▸ Problem details
Within the records below, find each line that holds the string "this", then copy it.

----------

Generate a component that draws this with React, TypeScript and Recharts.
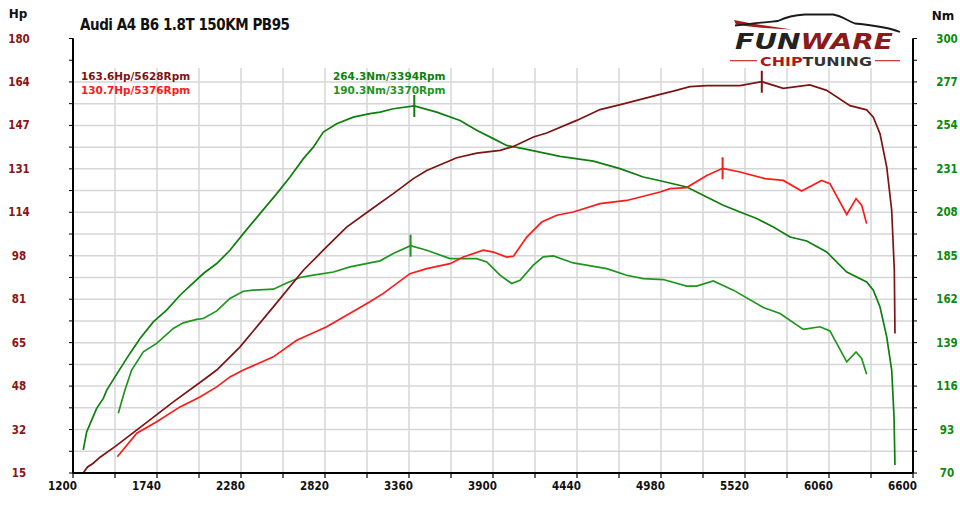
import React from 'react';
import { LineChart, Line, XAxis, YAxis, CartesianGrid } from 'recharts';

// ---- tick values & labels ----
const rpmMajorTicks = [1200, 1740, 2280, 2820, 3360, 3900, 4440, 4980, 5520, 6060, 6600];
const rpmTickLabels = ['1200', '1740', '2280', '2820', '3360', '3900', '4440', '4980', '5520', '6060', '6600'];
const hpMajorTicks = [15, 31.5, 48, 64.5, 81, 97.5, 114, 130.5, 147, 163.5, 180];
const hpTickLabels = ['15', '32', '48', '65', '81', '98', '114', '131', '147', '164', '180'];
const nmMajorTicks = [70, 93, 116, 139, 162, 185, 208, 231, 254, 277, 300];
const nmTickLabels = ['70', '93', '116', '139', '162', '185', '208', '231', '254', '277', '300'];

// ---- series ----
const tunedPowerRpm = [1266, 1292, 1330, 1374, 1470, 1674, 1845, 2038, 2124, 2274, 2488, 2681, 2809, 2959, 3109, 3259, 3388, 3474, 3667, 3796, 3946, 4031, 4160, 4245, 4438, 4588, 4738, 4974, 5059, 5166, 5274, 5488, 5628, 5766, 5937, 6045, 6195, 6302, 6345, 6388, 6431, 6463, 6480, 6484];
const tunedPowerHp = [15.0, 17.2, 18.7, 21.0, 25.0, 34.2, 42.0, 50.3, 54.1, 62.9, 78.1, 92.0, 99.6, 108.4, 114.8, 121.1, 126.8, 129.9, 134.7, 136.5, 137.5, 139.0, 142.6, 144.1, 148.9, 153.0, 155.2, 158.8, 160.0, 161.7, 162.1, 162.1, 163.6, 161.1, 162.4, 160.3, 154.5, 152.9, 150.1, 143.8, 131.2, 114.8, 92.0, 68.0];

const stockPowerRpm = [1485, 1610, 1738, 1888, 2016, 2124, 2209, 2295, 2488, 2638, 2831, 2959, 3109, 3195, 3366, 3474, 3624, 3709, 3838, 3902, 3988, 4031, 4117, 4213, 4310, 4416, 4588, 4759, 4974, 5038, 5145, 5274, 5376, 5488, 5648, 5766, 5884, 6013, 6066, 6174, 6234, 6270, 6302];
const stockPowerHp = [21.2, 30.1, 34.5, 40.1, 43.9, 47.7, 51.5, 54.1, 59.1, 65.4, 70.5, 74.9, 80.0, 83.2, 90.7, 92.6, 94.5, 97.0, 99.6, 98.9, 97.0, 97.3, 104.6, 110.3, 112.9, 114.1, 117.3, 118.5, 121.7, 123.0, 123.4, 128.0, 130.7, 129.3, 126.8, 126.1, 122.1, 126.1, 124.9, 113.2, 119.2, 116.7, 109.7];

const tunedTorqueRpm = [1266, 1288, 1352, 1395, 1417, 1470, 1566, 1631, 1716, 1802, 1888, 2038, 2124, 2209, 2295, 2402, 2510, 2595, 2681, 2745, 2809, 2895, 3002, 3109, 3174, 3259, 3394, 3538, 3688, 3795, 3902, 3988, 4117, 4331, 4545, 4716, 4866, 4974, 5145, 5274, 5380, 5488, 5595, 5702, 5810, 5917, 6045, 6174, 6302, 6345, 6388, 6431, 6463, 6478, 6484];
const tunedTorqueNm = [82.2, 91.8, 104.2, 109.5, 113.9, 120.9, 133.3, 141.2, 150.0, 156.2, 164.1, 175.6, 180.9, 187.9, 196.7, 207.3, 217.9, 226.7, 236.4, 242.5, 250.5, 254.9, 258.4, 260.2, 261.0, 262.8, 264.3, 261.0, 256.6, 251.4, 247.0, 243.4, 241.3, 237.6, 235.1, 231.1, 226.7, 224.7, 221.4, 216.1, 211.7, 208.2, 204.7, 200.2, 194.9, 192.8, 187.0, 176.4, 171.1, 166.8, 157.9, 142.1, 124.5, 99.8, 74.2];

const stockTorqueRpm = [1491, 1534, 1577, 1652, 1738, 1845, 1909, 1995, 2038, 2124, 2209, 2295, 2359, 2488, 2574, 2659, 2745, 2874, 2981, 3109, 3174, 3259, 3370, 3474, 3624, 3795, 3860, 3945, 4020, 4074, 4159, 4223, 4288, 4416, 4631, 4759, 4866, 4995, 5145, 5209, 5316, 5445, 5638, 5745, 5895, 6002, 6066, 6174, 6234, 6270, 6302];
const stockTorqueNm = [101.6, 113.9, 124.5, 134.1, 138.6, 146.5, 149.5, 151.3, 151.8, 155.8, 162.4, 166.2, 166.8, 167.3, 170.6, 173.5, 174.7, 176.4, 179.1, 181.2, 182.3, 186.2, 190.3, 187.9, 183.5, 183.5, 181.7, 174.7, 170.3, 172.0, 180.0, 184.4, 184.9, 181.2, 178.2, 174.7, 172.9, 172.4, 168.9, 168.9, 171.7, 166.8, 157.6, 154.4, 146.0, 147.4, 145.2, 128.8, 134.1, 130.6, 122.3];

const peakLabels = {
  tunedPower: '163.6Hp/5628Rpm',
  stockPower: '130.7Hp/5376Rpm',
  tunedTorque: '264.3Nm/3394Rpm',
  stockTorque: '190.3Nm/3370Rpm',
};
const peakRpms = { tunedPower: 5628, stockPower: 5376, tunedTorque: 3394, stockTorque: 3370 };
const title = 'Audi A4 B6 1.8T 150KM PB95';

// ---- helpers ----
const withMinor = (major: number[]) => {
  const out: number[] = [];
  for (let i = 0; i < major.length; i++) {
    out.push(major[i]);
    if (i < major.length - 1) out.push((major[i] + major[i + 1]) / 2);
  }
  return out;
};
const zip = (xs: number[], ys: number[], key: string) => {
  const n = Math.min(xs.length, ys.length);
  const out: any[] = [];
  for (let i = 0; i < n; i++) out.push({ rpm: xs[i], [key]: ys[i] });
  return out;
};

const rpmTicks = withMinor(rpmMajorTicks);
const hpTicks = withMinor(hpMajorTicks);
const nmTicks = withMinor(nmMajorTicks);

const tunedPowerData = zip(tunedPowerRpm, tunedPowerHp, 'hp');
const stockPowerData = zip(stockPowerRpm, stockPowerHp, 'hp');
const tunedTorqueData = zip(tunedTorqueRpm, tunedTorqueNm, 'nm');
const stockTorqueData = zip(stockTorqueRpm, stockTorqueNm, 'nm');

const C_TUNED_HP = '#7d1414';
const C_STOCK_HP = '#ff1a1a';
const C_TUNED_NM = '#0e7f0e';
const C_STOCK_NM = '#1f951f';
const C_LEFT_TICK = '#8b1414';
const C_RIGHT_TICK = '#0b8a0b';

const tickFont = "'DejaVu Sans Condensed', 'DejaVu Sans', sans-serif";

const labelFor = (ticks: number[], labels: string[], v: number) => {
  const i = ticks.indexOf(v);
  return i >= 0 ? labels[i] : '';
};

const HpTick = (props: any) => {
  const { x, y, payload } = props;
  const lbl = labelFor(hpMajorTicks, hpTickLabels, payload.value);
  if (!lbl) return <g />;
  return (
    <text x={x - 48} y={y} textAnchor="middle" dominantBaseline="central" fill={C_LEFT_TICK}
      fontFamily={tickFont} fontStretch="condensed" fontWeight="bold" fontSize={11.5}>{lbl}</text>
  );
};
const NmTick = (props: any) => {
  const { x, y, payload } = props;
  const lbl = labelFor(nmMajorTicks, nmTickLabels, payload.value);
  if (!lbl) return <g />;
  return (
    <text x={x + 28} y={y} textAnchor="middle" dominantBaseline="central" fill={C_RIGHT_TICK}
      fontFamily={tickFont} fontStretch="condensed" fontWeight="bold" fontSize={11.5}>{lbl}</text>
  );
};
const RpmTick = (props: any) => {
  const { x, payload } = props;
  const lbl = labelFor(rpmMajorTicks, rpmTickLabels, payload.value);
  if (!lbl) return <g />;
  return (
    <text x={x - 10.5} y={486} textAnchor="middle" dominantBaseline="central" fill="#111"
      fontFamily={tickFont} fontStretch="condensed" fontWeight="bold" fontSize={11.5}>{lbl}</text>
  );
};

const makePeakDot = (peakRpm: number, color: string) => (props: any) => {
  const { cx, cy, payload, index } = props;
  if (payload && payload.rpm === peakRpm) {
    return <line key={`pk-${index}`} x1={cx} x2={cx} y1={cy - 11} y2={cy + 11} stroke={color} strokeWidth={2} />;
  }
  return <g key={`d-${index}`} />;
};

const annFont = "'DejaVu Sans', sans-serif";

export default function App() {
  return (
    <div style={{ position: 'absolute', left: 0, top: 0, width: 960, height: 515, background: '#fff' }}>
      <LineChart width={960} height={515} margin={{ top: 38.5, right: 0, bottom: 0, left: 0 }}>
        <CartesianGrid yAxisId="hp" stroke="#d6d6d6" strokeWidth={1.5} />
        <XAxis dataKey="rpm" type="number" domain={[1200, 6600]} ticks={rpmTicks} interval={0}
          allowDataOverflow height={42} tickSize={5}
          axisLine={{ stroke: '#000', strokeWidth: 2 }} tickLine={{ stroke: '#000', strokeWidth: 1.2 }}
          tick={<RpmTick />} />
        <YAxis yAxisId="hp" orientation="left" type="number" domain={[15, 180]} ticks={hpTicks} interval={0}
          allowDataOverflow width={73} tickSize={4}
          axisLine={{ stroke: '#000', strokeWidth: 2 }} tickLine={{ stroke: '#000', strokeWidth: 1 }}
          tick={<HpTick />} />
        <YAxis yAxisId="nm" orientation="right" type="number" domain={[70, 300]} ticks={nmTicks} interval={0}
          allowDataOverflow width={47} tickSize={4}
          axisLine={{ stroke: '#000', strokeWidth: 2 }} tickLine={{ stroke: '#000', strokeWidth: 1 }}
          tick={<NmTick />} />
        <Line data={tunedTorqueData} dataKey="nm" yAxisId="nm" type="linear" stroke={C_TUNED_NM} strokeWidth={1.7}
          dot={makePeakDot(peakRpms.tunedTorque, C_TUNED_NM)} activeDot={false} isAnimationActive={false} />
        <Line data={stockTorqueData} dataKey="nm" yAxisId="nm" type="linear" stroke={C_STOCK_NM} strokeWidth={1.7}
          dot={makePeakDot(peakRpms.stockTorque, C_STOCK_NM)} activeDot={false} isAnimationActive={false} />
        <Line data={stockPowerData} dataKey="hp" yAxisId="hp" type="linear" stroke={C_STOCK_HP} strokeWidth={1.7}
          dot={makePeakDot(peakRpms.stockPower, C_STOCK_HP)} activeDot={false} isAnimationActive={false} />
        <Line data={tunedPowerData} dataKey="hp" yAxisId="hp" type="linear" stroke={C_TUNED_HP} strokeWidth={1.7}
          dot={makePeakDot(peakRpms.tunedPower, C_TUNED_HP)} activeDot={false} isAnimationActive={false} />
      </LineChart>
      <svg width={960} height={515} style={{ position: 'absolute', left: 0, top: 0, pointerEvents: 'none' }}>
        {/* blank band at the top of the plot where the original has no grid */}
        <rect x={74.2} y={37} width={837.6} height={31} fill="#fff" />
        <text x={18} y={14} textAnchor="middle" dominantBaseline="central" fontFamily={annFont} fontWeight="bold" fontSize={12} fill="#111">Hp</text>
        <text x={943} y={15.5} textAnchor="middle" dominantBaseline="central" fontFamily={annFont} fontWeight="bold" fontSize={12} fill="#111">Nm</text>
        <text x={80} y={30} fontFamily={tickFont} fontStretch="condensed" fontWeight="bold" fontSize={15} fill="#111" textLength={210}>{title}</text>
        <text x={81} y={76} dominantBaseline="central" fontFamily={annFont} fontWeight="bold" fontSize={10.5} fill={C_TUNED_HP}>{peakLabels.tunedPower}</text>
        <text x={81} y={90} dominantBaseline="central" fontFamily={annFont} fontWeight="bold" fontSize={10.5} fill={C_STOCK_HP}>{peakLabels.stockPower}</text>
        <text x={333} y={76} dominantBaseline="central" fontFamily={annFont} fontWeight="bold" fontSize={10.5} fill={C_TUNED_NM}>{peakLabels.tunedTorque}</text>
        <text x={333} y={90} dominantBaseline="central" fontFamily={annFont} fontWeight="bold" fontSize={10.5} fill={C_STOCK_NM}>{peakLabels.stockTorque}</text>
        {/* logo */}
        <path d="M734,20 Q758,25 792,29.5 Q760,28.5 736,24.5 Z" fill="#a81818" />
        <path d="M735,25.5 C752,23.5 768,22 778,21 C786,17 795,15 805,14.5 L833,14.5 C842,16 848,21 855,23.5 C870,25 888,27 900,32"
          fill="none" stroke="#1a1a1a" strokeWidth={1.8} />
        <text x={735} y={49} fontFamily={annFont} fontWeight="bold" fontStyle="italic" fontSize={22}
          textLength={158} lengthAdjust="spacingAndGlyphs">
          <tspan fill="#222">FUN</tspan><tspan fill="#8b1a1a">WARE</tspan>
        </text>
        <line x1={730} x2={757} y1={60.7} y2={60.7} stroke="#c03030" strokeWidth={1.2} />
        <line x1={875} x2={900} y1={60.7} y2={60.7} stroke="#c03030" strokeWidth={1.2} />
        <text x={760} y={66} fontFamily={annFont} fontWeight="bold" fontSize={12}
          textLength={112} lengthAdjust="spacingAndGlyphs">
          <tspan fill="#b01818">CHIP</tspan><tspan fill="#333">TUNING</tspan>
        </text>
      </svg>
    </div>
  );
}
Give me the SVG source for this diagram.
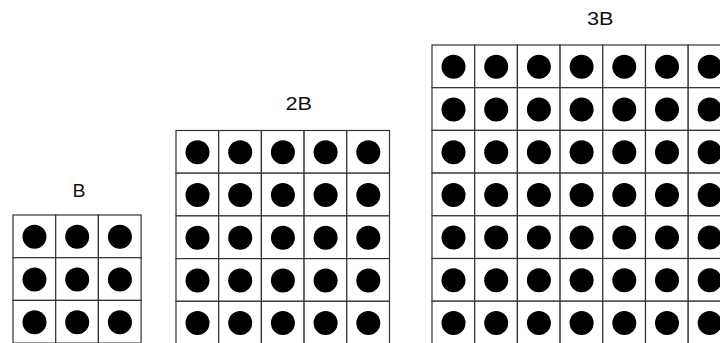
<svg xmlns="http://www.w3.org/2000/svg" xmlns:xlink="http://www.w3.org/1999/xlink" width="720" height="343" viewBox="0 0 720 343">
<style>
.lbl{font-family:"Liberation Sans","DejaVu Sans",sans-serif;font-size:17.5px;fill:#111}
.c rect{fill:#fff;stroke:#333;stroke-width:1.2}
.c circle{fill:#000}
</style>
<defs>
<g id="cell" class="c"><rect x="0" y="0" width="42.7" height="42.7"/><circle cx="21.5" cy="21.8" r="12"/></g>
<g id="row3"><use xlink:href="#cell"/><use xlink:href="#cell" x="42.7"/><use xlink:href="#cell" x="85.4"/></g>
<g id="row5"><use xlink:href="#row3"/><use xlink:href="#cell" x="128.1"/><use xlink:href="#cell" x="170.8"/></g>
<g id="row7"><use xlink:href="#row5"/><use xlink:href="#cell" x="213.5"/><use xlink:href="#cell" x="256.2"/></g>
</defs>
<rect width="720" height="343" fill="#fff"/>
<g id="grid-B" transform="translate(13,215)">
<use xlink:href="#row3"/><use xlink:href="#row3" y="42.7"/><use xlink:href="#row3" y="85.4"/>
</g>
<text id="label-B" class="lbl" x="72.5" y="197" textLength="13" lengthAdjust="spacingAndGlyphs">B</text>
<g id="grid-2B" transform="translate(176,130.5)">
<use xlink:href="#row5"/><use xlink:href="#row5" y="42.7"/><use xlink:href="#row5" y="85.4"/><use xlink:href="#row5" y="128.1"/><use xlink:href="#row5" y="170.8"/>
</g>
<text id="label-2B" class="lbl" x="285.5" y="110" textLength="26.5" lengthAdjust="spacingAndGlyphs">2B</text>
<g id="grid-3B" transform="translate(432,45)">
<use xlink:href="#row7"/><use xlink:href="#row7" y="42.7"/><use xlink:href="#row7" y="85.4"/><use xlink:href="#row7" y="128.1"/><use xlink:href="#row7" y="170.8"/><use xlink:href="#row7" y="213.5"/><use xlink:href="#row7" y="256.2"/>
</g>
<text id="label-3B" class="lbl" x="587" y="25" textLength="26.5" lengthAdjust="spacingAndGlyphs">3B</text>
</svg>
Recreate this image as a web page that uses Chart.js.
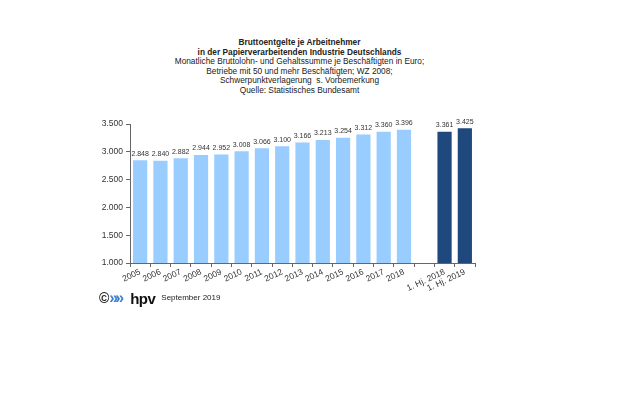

----------

▸ Written response
Generate a component that draws this with React, TypeScript and Recharts.
Give me the SVG source for this diagram.
Recreate this image as a web page that uses Chart.js.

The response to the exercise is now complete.